First, from Saint Maximus the Confessor (580–662 A.D.):

“The Words of God, if pronounced by rote and not heard, have no resonance in the actions of those who merely speak them. But rather, if they are pronounced and put into action, they have the power to dispel demons and help people build God’s dwelling in their hearts and make progress in works of justice.”

From an address to young people by Pope John Paul II:

“I would like in particular to recall and recommend the ancient tradition of Lectio Divina: the diligent reading of Sacred Scripture accompanied by prayer brings about that intimate dialogue in which the person reading hears God who is speaking, and in praying, responds to him with trusting openness of heart.
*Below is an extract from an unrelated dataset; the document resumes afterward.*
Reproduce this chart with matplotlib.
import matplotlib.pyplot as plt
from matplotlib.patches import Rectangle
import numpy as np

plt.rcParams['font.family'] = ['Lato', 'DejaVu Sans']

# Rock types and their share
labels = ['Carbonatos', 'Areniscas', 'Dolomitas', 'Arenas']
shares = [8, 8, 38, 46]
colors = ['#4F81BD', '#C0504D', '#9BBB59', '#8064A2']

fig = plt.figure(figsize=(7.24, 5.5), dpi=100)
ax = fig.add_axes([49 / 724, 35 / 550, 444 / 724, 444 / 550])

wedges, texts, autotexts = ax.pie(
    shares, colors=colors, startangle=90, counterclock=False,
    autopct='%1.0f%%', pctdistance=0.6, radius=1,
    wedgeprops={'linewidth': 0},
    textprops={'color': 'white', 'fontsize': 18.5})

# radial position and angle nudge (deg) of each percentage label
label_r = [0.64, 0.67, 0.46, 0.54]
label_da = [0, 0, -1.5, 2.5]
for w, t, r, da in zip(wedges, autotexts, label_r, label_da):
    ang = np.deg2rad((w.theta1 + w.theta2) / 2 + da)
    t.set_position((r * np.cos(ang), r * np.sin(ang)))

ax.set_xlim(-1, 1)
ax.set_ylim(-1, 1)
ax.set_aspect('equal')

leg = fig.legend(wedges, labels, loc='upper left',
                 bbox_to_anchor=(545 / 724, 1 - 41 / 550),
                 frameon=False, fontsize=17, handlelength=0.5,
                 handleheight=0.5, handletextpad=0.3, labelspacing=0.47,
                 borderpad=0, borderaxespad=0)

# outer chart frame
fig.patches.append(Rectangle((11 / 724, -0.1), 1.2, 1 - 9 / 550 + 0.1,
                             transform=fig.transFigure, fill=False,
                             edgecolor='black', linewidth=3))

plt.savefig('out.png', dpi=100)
If it is effectively promoted, this practice will bring to the Church — I am convinced of it—a new spiritual springtime … It should never be forgotten that the Word of God is a lamp for our feet and a light for our path” (Psalm 119:105).

From an address to young people by Pope Benedict XVI:

“I urge you to become familiar with the Bible, and to have it at hand so that it can be your compass pointing out the road to follow.”

“The diligent reading of Sacred Scripture accompanied by prayer brings about that intimate dialogue in which the person reading hears God who is speaking, and in praying, responds to him with trusting openness of heart.”

And finally, these are the closing words from the “Instrumentum Laboris” preceding the Synod of Bishops on “The Word of God in the Life and Mission of the Church”:

Lectio Divina is not confined to a few, well-committed individuals among the faithful nor to a group of specialists in prayer. Instead, Lectio Divina is a necessary element of an authentic Christian life in a secularized world, which needs contemplative, attentive, critical and courageous people who, at times, must make totally new, untried choices. These particular undertakings will not be purely routine nor come from public opinion but will result from hearing the Word of the Lord and perceiving the mysterious stirring of the Holy Spirit in the heart.